AAA is flagging June 10 as one of the 10 deadliest days for teenagers to be on the road. Recent crash data show that six of these 10 days fall between Memorial Day and Labor Day--and five are in July.

The number of teens involved in deadly traffic crashes peaks during the summer-vacation months of June, July and August. The automobile association found that during each of these months, an average of 422 teens die in crashes, versus 363 teen deaths the rest of the year when school is in session.

Looking at crash data from 2005 to 2009, AAA marked the 10 deadliest days for teen drivers and passengers as:

-- Jan. 21

-- May 20

-- May 26

-- June 10

-- July 2

-- July 4

-- July 9

-- July 15

-- July 23

-- Nov. 11

AAA spokeswoman Christie Hyde explained that some of the days coincide with schools letting out for the summer, while others are not necessarily tied to a specific event--more accidents were simply clustered on those days.

"Some of these days may not necessarily correspond to something in particular, but when we look at the data, these are the days we found," Hyde said.

Several states have graduated-licensing programs that put limits on teen drivers in an effort to reduce the chance of crashes.

Regardless of license restrictions, the association says parents have a greater impact in preventing crashes.

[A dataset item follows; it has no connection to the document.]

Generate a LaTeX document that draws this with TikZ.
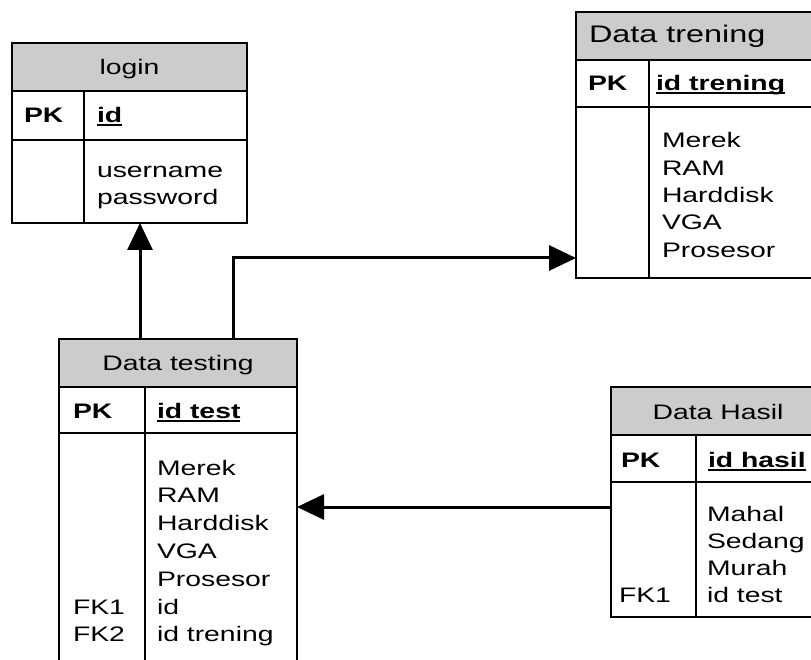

"Parents must realize that there is no summer break from safety and be vigilant about remaining involved and enforcing rules with their teens," AAA vice president of public affairs Kathleen Marvaso said. "Life feels more carefree when school's out, and teens have more opportunities to drive or ride in cars late at night with other teens--a deadly mix."

AAA suggests these tips for parents to help keep teens safe:

-- Restrict driving and eliminate trips without purpose, especially during the first year of driving.

-- Become an effective driving coach with supervised practice sessions.

-- Limit the number of passengers allowed in the car. The likelihood of a crash increases with each additional passenger.

-- Restrict night driving. The chance of crashing doubles at night, especially between 9 p.m. and midnight.

-- Establish a written driving agreement with your teen to make the rules clear, and enforce it.